THE LAST SONG
**1/2 (out of 5)
March 30, 2010
Miley Cyrus as RONNIE MILLER
Greg Kinnear as STEVE MILLER
Bobby Coleman as JONAH MILLER
Liam Hemsworth as WILL BLAKELEE
Directed by: Julie Anne Robinson
BY KEVIN CARR
Listen to Kevin’s radio review…
Now that Miley Cyrus is looking at the end of her run as Hannah Montana on the insanely popular Disney Channel original series – and with her taking some pot shots at the character in the press, saying she’ll be ready to shed the blond-wigged pop star label – she is trying to expand her horizons and make that always awkward transition from child star to grown-up actress.
It’s actually not a bad move for her, to star in “The Last Song.” In fact, it’s quite brilliant. The movie, which lives safely in PG territory, is balanced with the grown-up themes by coming from the mind of Nicholas Sparks, who gave us such stories as “The Notebook,” “A Walk to Remember,” “Night in Rodanthe” and “Dear John.”

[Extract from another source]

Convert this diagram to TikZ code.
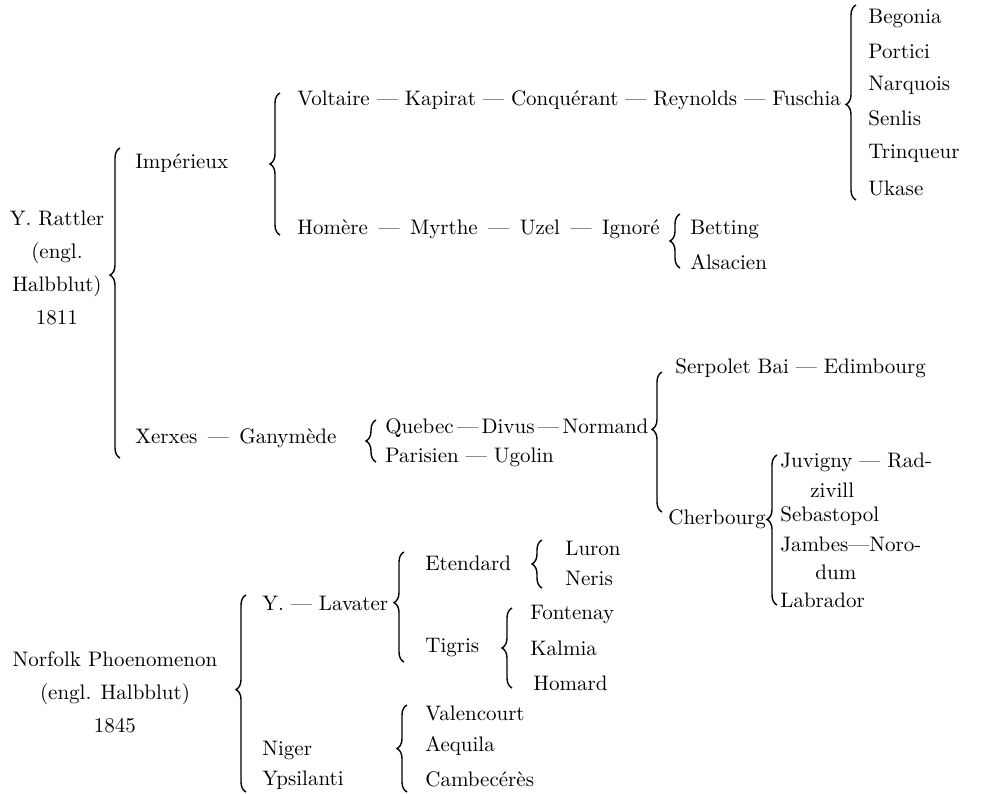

This movie allows Cyrus to play the troubled teen without the baggage most roles require. It also secures an audience with the legions of girls who were tweens when “Hannah Montana” started its run but are looking for more mature romances.
In the film, Cyrus plays seventeen-year-old Ronnie, who moves to Georgia to live with her father for the summer. Ronnie is in full-on rebellion mode, recovering from a shoplifting arrest back home and still reeling from her parents’ break-up. Soon, she meets the young and handsome Will (Liam Hemsworth), who has some secrets of his own. They fall for each other and begin a tenuous relationship that just might end when the summer does.
Just because I’m not a fan of Nicholas Sparks isn’t going to stop me from recommending “The Last Song” to its target audience. Aside from the marketing looking like a bizarre hybrid of “Dear John” and “Flicka,” the movie actually achieves what it sets out to do… excite Nicholas Sparks fans who love mildly forbidden summer romances set against the backdrop of the South with a depressing dose of human tragedy in the mix.
For a film like this, which had me rolling my eyes at almost every turn, I use the audience around me as a gauge. I also know some folks who read the book and can’t wait to see the film. Ultimately, this is for whom the movie is made. The ladies in the screening I attended were weeping profusely throughout the film and clung to its every word. So, like the films in “The Twilight Saga,” it may not be my choice, but it reaches its intended audience.
I’ll give Cyrus credit for sustaining a meaty role like this one. She’s not a great actor, which is what happens when you spend more than three years playing a version of yourself on TV, but she’s not terrible either. Give her a few more films, and she might be able to develop some acting chops. And we don’t have her breaking into song every few minutes, which helps differentiate her from her TV persona.
The real acting coup in this movie is Greg Kinnear, who plays Ronnie’s dad. He does a lot with a relatively small role. And while things get a little cheesy as the story plays out, it’s one of Kinnear’s finer performances over the past few year.
As far as Nicholas Sparks movies go, “The Last Song” isn’t the best. It has some rough moments where the story seems rushed, random or slightly out of place. But if you’re a teenage girl hanging on the romance elements and family drama of the flick, you’ll gladly overlook that.